→ REQUIRED WORK
Leave out the images and repeat the listing below without a single change.

============

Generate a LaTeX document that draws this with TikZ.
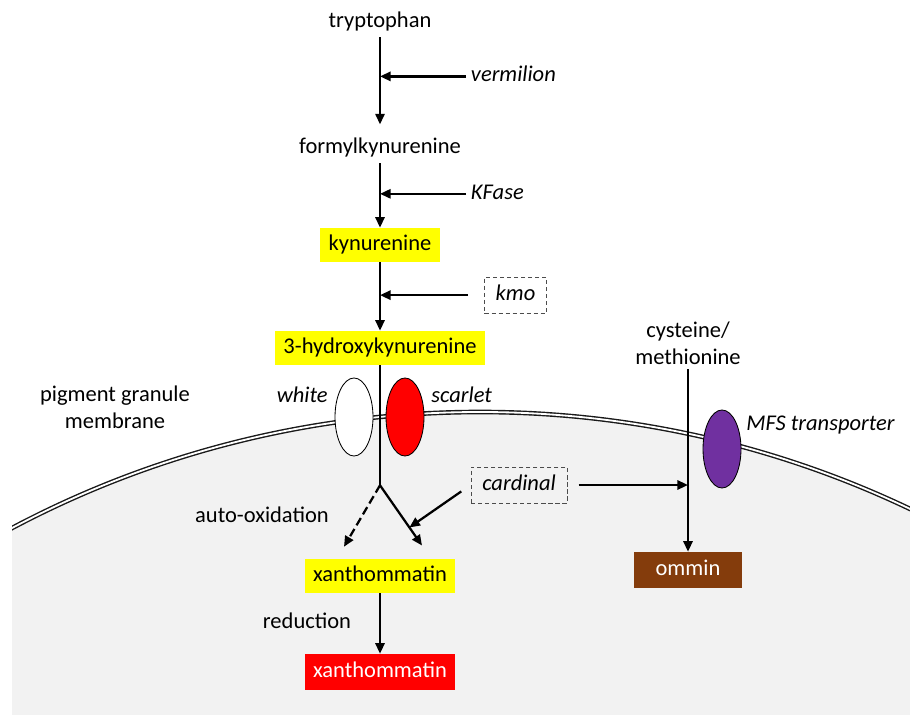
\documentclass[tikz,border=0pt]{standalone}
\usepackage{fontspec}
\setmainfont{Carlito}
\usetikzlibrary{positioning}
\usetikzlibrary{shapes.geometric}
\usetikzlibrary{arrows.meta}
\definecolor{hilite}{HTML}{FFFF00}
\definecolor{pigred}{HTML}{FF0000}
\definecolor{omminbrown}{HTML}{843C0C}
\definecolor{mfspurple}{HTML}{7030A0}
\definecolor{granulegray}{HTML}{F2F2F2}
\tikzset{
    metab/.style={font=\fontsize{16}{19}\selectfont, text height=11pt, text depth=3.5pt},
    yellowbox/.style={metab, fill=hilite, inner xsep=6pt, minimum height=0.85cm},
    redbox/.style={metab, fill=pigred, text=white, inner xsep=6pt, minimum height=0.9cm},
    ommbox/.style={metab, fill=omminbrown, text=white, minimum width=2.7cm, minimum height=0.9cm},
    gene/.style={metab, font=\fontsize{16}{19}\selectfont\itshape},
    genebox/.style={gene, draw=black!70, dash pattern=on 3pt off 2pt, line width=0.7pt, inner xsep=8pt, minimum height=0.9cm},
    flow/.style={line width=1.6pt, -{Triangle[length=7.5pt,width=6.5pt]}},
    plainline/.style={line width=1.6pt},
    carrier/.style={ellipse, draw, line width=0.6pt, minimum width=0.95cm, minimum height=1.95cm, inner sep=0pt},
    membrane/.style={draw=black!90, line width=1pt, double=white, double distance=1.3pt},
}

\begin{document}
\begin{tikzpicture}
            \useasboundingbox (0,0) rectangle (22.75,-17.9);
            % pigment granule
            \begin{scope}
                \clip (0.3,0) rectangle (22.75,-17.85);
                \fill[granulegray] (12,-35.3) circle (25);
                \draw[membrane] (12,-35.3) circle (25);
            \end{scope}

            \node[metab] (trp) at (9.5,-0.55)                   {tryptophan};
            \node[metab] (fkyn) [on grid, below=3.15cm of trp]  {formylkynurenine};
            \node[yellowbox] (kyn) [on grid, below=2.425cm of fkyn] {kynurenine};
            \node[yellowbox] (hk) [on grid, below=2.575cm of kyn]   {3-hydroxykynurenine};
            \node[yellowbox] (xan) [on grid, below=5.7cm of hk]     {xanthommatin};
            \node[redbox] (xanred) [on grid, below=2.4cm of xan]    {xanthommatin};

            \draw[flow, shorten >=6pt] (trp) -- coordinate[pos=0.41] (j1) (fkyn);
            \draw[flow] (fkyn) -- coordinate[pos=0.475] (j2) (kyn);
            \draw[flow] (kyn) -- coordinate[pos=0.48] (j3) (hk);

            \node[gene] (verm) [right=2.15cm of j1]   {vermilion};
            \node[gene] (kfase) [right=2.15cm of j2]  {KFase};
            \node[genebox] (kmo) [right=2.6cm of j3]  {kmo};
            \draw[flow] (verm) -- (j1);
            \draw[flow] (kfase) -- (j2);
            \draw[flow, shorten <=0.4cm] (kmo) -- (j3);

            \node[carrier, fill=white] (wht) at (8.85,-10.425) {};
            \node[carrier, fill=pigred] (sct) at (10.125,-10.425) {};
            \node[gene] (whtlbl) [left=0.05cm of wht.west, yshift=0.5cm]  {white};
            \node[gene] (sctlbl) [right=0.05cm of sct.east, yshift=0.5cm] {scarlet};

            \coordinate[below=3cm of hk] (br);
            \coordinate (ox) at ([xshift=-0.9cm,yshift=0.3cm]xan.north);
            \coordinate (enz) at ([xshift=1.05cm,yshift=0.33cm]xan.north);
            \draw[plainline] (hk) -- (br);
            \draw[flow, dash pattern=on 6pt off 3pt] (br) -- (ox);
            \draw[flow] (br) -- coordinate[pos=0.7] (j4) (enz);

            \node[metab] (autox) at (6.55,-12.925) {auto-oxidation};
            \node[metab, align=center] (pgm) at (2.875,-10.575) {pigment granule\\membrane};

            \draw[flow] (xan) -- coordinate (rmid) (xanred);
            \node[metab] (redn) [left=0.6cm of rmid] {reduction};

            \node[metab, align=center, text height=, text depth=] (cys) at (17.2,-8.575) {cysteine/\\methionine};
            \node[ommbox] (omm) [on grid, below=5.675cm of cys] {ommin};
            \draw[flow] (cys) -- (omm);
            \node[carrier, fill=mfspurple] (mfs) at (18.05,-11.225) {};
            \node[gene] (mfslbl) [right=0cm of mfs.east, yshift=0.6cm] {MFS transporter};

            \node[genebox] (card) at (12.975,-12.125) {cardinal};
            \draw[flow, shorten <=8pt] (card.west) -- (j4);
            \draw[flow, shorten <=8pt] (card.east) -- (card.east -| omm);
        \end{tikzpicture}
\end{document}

============

→ TASK RESULT
Generate a LaTeX document that draws this with TikZ.
\documentclass[tikz,border=0pt]{standalone}
\usepackage{fontspec}
\setmainfont{Carlito}
\usetikzlibrary{positioning}
\usetikzlibrary{shapes.geometric}
\usetikzlibrary{arrows.meta}
\definecolor{hilite}{HTML}{FFFF00}
\definecolor{pigred}{HTML}{FF0000}
\definecolor{omminbrown}{HTML}{843C0C}
\definecolor{mfspurple}{HTML}{7030A0}
\definecolor{granulegray}{HTML}{F2F2F2}
\tikzset{
    metab/.style={font=\fontsize{16}{19}\selectfont, text height=11pt, text depth=3.5pt},
    yellowbox/.style={metab, fill=hilite, inner xsep=6pt, minimum height=0.85cm},
    redbox/.style={metab, fill=pigred, text=white, inner xsep=6pt, minimum height=0.9cm},
    ommbox/.style={metab, fill=omminbrown, text=white, minimum width=2.7cm, minimum height=0.9cm},
    gene/.style={metab, font=\fontsize{16}{19}\selectfont\itshape},
    genebox/.style={gene, draw=black!70, dash pattern=on 3pt off 2pt, line width=0.7pt, inner xsep=8pt, minimum height=0.9cm},
    flow/.style={line width=1.6pt, -{Triangle[length=7.5pt,width=6.5pt]}},
    plainline/.style={line width=1.6pt},
    carrier/.style={ellipse, draw, line width=0.6pt, minimum width=0.95cm, minimum height=1.95cm, inner sep=0pt},
    membrane/.style={draw=black!90, line width=1pt, double=white, double distance=1.3pt},
}

\begin{document}
\begin{tikzpicture}
            \useasboundingbox (0,0) rectangle (22.75,-17.9);
            % pigment granule
            \begin{scope}
                \clip (0.3,0) rectangle (22.75,-17.85);
                \fill[granulegray] (12,-35.3) circle (25);
                \draw[membrane] (12,-35.3) circle (25);
            \end{scope}

            \node[metab] (trp) at (9.5,-0.55)                   {tryptophan};
            \node[metab] (fkyn) [on grid, below=3.15cm of trp]  {formylkynurenine};
            \node[yellowbox] (kyn) [on grid, below=2.425cm of fkyn] {kynurenine};
            \node[yellowbox] (hk) [on grid, below=2.575cm of kyn]   {3-hydroxykynurenine};
            \node[yellowbox] (xan) [on grid, below=5.7cm of hk]     {xanthommatin};
            \node[redbox] (xanred) [on grid, below=2.4cm of xan]    {xanthommatin};

            \draw[flow, shorten >=6pt] (trp) -- coordinate[pos=0.41] (j1) (fkyn);
            \draw[flow] (fkyn) -- coordinate[pos=0.475] (j2) (kyn);
            \draw[flow] (kyn) -- coordinate[pos=0.48] (j3) (hk);

            \node[gene] (verm) [right=2.15cm of j1]   {vermilion};
            \node[gene] (kfase) [right=2.15cm of j2]  {KFase};
            \node[genebox] (kmo) [right=2.6cm of j3]  {kmo};
            \draw[flow] (verm) -- (j1);
            \draw[flow] (kfase) -- (j2);
            \draw[flow, shorten <=0.4cm] (kmo) -- (j3);

            \node[carrier, fill=white] (wht) at (8.85,-10.425) {};
            \node[carrier, fill=pigred] (sct) at (10.125,-10.425) {};
            \node[gene] (whtlbl) [left=0.05cm of wht.west, yshift=0.5cm]  {white};
            \node[gene] (sctlbl) [right=0.05cm of sct.east, yshift=0.5cm] {scarlet};

            \coordinate[below=3cm of hk] (br);
            \coordinate (ox) at ([xshift=-0.9cm,yshift=0.3cm]xan.north);
            \coordinate (enz) at ([xshift=1.05cm,yshift=0.33cm]xan.north);
            \draw[plainline] (hk) -- (br);
            \draw[flow, dash pattern=on 6pt off 3pt] (br) -- (ox);
            \draw[flow] (br) -- coordinate[pos=0.7] (j4) (enz);

            \node[metab] (autox) at (6.55,-12.925) {auto-oxidation};
            \node[metab, align=center] (pgm) at (2.875,-10.575) {pigment granule\\membrane};

            \draw[flow] (xan) -- coordinate (rmid) (xanred);
            \node[metab] (redn) [left=0.6cm of rmid] {reduction};

            \node[metab, align=center, text height=, text depth=] (cys) at (17.2,-8.575) {cysteine/\\methionine};
            \node[ommbox] (omm) [on grid, below=5.675cm of cys] {ommin};
            \draw[flow] (cys) -- (omm);
            \node[carrier, fill=mfspurple] (mfs) at (18.05,-11.225) {};
            \node[gene] (mfslbl) [right=0cm of mfs.east, yshift=0.6cm] {MFS transporter};

            \node[genebox] (card) at (12.975,-12.125) {cardinal};
            \draw[flow, shorten <=8pt] (card.west) -- (j4);
            \draw[flow, shorten <=8pt] (card.east) -- (card.east -| omm);
        \end{tikzpicture}
\end{document}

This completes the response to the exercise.